Dans un post publié sur sa page facebook, Hosni Nemsia, expert, d’habitude très discret, est venu remettre de l’ordre dans les chiffres que « certains ministres respectables » eavancent à tort et à travers. Le post méritait le détour pour éclairer certains esprits notamment certains animateurs qui s’amusent avec tout et et avec rien et tout cela pour amuser la galerie. Voici les précisions de l’expert :
Hosni Nemsia
« Le taux d’analphabétisme de la population âgée de 10 ans et plus se situait à 22,4% en 2004 et 19,3% en 2014, selon les recensements de la population. Ce qui correspond à 1,890 millions et 1,755 millions de personnes recensées analphabètes respectivement en 2004 et 2014. Soit une baisse du nombre de personnes analphabètes d’environ 140 mille en dix ans, ce qui prolonge la tendance entamée depuis les années 60 où ce phénomène touchait 67% de la population tunisienne âgées de 10 ans et plus.
La déclaration du Ministre des Affaires Sociales relative à la hausse de l’analphabétisme depuis 2011 repose sur le chiffre publié dans l’enquête emploi et qui a situé le taux d’analphabétisme à 18,6%, une estimation que le recensement de la population de 2014 est venu corriger. La comparaison entre 2011 et 2014 ne semble pas valable. Le nombre de personnes analphabètes n’est pas en train d’augmenter. En revanche, c’est honteux pour un pays comme la Tunisie, qui se targue d’avoir consacré son premier emprunt au lendemain de l’indépendance, à l’éducation, d’afficher un nombre aussi important : 1,7 millions d’analphabètes parmi lesquels 40% sont âgés de moins de 50 ans.
Concernant la déclaration du ministre de l’Education et sa surprise de l’augmentation du nombre des nouveaux inscrits à l’école de 42 mille, il faut noter que cette situation s’explique par l’évolution de la structure de la population et que l’augmentation du nombre de naissances depuis 6 ans était prévue dans les projections démographiques de l’INS. Elle résulte essentiellement de l’augmentation du nombre de mariages qui est passé de 62 mille en 2006 à environ 110 mille annuellement entre 2012 et 2015. L’augmentation des naissances qui est passée de 173 mille en 2006 à 222 mille en 2015 n’est pas la conséquence de la baisse du taux de contraception ou du changement du comportement procréateur des femmes, contrairement à ce qui a été déclaré. Cette augmentation résulte d’une évolution de la structure ou de la pyramide des âges de la population tunisienne. Au cours des années 80, le nombre de naissances dépassait 230 mille par an, il a même atteint le pic de 235 mille en 1986 pour redescendre jusqu’à 160 mille en 1999. Les jeunes, nés dans les années 80, arrivent depuis quelques années de plus en plus nombreux sur « le marché nuptial » et se marient à un âge assez avancé. Pour conclure, on ne doit pas être surpris par l’augmentation du nombre d’enfants inscrits en première année de l’école primaire et on ne doit surtout pas prolonger cette tendance qui devra connaitre un retournement, d’ailleurs le nombre de mariages a baissé de 10 mille entre 2015 et 2016. »

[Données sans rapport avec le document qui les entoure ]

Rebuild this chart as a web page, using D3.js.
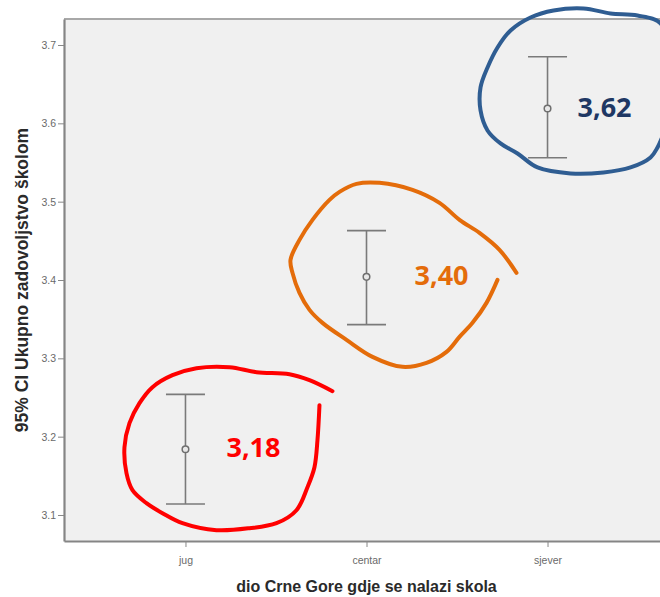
<!DOCTYPE html>
<html><head><meta charset="utf-8">
<script src="https://cdn.jsdelivr.net/npm/d3@7"></script>
<style>body{margin:0;background:#fff}svg{display:block}</style>
</head><body>
<svg id="c" width="660" height="597"></svg>
<script>
// ---- data ----
const categories = ["jug", "centar", "sjever"];
const means = [3.184, 3.404, 3.619];
const lowerCI = [3.114, 3.343, 3.556];
const upperCI = [3.254, 3.463, 3.685];
const yTicks = [3.1, 3.2, 3.3, 3.4, 3.5, 3.6, 3.7];
const annotationLabels = ["3,18", "3,40", "3,62"];
const annotationColors = ["#ff0000", "#e46c0a", "#1f3864"];
const loopColors = ["#ff0000", "#e46c0a", "#2f5d92"];
const xTitle = "dio Crne Gore gdje se nalazi skola";
const yTitle = "95% CI Ukupno zadovoljstvo školom";
// hand-drawn loops, as pixel offsets around each mean point
const loopRed = [[147,-58],[124,-69],[104,-75],[71,-77],[44,-82],[11,-81],[-13,-74],[-33,-62],[-46,-46],[-56,-26],[-61,-2],[-59,24],[-53,41],[-39,54],[-23,64],[-3,74],[31,81],[64,79],[91,74],[111,61],[122,38],[129,18],[132,-9],[134,-44]];
const loopOrange = [[150,-4],[133,-27],[113,-44],[93,-57],[73,-74],[46,-87],[13,-94],[-10,-93],[-27,-85],[-37,-77],[-54,-57],[-67,-37],[-76,-17],[-74,-4],[-67,16],[-57,33],[-44,46],[-20,63],[6,80],[36,90],[60,86],[80,75],[93,60],[106,46],[120,26],[131,3]];
const loopBlue = [[121,-48],[113,-85],[90,-93],[63,-95],[36,-100],[6,-98],[-17,-91],[-37,-78],[-50,-61],[-60,-41],[-67,-21],[-67,2],[-60,22],[-47,35],[-30,45],[-10,59],[23,65],[56,64],[83,59],[103,49],[110,39],[121,12]];
const loops = [loopRed, loopOrange, loopBlue];
const labelOffsets = [41, 48, 30];

// ---- layout ----
const svg = d3.select("#c");
const L = 64, R = 669, T = 19, B = 541;
const x = d3.scalePoint().domain(categories).range([L, R]).padding(0.671);
const y = d3.scaleLinear().domain([3.0668, 3.7332]).range([B, T]);

svg.append("rect").attr("x", L).attr("y", T).attr("width", R - L).attr("height", B - T).attr("fill", "#f0f0f0");
svg.append("line").attr("x1", L).attr("x2", R).attr("y1", T).attr("y2", T).attr("stroke", "#a8a8a8").attr("stroke-width", 2);

// axes
const yAxis = d3.axisLeft(y).tickValues(yTicks).tickFormat(d3.format(".1f")).tickSizeInner(6).tickSizeOuter(0).tickPadding(2);
const gy = svg.append("g").attr("transform", `translate(${L},0)`).call(yAxis);
const xAxis = d3.axisBottom(x).tickSizeInner(6).tickSizeOuter(0).tickPadding(10);
const gx = svg.append("g").attr("transform", `translate(0,${B})`).call(xAxis);
[gx, gy].forEach(g => {
  g.select(".domain").attr("stroke", "#858585").attr("stroke-width", 2.2);
  g.selectAll(".tick line").attr("stroke", "#888").attr("stroke-width", 1);
  g.selectAll(".tick text").attr("fill", "#6a6a6a").attr("font-family", "Liberation Sans, Arial, sans-serif").attr("font-size", 10.5);
});

// titles
svg.append("text").attr("x", x("centar")).attr("y", 592).attr("text-anchor", "middle")
  .attr("font-family", "Liberation Sans, Arial, sans-serif").attr("font-weight", "bold").attr("font-size", 16)
  .attr("fill", "#2a2a2a").text(xTitle);
svg.append("text").attr("transform", `translate(28,280) rotate(-90)`).attr("text-anchor", "middle")
  .attr("font-family", "Liberation Sans, Arial, sans-serif").attr("font-weight", "bold").attr("font-size", 17.5)
  .attr("fill", "#2a2a2a").text(yTitle);

// error bars
const eb = svg.append("g");
categories.forEach((c, i) => {
  const cx = x(c);
  eb.append("line").attr("x1", cx).attr("x2", cx).attr("y1", y(lowerCI[i])).attr("y2", y(upperCI[i]))
    .attr("stroke", "#7a7a7a").attr("stroke-width", 1.6);
  [lowerCI[i], upperCI[i]].forEach(v => {
    eb.append("line").attr("x1", cx - 19.5).attr("x2", cx + 19.5).attr("y1", y(v)).attr("y2", y(v))
      .attr("stroke", "#7a7a7a").attr("stroke-width", 1.6);
  });
  eb.append("circle").attr("cx", cx).attr("cy", y(means[i])).attr("r", 3.3)
    .attr("fill", "#e8e8e8").attr("stroke", "#6f6f6f").attr("stroke-width", 1.5);
});

// annotations
const line = d3.line().curve(d3.curveCatmullRom.alpha(0.5));
categories.forEach((c, i) => {
  const cx = x(c), cy = y(means[i]);
  svg.append("path").attr("d", line(loops[i].map(p => [cx + p[0], cy + p[1]])))
    .attr("fill", "none").attr("stroke", loopColors[i]).attr("stroke-width", 4)
    .attr("stroke-linecap", "round").attr("stroke-linejoin", "round");
  svg.append("text").attr("x", cx + labelOffsets[i]).attr("y", cy + 1).attr("dominant-baseline", "middle")
    .attr("font-family", "Open Sans, Lato, sans-serif").attr("font-weight", "bold").attr("font-size", 27)
    .attr("fill", annotationColors[i]).text(annotationLabels[i]);
});
</script>
</body></html>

Le post n’a pas laissé indifférent et suscité plusieurs commentaires dont on citera celui de Boujemaa Remil qui, tout en remerciant l’auteur pour ces précisions souligne qu’il « reste toutefois inquiétant que des ministres balancent des « à-peu-près » statistiques à forte résonance sociopolitique sans revenir à leurs experts ou à ceux de l’INS pour mieux cadrer leurs sorties« , et d’ajouter qu’il avait écouté sur une station radio, « un grand dirigeant » déclarer que « la Tunisie enregistre pour la première fois depuis l’indépendance l’augmentation de l’ignorance! « Et on continue à appeler cet immense cirque débat national!« , conclut-il.
Second commentaire, celui de Lamia Boujenah Zribi, ancienne ministre des Finances qui salue ces précisions en soulignant « qu’encore une fois les divergences entre les estimations de l’enquête emploi et les résultats du recensement qui faussent les analyses »…
Nous terminerons avec ce commentaire de Ali Ben Brahim, directeur de recherche qui pense que « le taux d’analphabétisme devrait être analysé et comparer son évolution selon les structures de la population par âge et par sexe. En Tunisie ce taux demeure relativement élevé notamment pour les personnes de 50 ans et plus » .
Morale de l’histoire, certains ministres devraient réviser leurs cours avant de déclarer quoi que ce soit ou s’aventurer dans les dédales des chiffres au risque que cela leur revienne sur la gueule.